We also find untenable the claim of prescription of the action. Actions to declare the inexistence of contracts do not prescribe (Art. 1410 N.C.C.) , a principle applied even before the effectivity of the new Civil Code (Eugenio, Et. Al. v. Perdido, Et Al., 97 Phil., 41; citing Tipton v. Velasco, 6 Phil., 67 and Sabas v. Garma, 66 Phil., 471). The sale on October 14, 1944 by the heirs of Maria Isaac of whatever interests or participation they might have in the four parcels of land covered by the deed may be valid (De Guanzon v. Jalandoni and Ramos, L-5049, October 31, 1953; De Jesus v. Daza, 77 Phil., 152; Cea v. C.A., 84 Phil., 798), yet it could not have effected an immediate and absolute transfer of title to appellee Soler over any part of the parcels of land themselves, much less over their entirety. Necessarily, the sale was subject to the result of the administration proceedings, a contingency upon which the deed of sale itself expressly founded the transaction. By its terms, not only was the existence of possible heirs of Alejandro Ros recognized, but it also provided for the contingency that said heirs could yet be declared or adjudicated in the administration proceedings as the sole owners of the four parcels being sold.

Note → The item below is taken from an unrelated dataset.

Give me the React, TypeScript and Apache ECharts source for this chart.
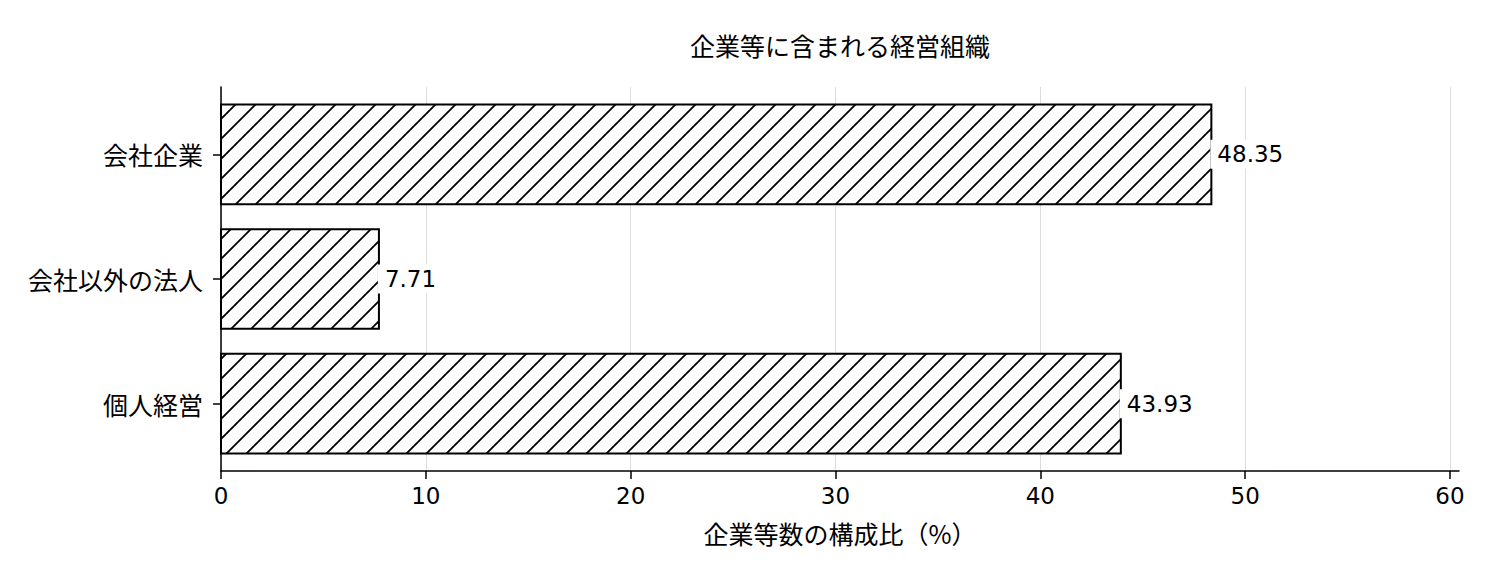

The subsequent registration of those lands covered by the sale of October 14, 1944 and that of August 30, 1944, allegedly in the exclusive name of appellee Roberto Soler, gave rise to an action for reconveyance based on trust. Assuming that this case is one of constructive trust, and under the theory that actions to recover property held in constructive trust would prescribe, there is here no showing as to when the alleged fraud was discovered (Article 1391, N.C.C.) . Hence, it cannot be said that prescription has tolled the action.
Finally, neither in the first motion to dismiss on August 29, 1952; nor in the Answer on September 26, 1952; nor in the second motion to dismiss on June 11, 1953, was the defense of prescription raised. From the time the complaint was filed on May 9, 1952 to the third motion to dismiss on July 18, 1955, was a period of more than three (3) years in which it took Soler just to raise prescription as an issue. Not having been set up in the two (2) motions to dismiss or in the answer as affirmative defense, it is deemed to have been waived (Rule 9, Sec. 10; Rule 26, Sec. 8; Pascua v. Capuyoc, L9595, November 28, 1958). Obviously, prescription in this case does not appear on the face of the pleadings, where failure to plead it would not have constituted a waiver (Chua Lamko v. Dioso, Et Al., L-5279, October 31, 1955). On the contrary, it would appear to raise an issue of fact not contained in the pleadings, i.e., the time the fraud was discovered. And this, furthermore, necessitates reception of evidence.
WHEREFORE, the appealed order dismissing the complaint in Civil Case No. 2123 of the court below is reversed, and the case remanded, with instructions to proceed in accordance with this decision. Costs against appellee Roberto Soler.
Bengzon, C.J., Padilla, Labrador, Concepcion, Barrera, Paredes, Dizon, De Leon and Natividad, JJ., concur.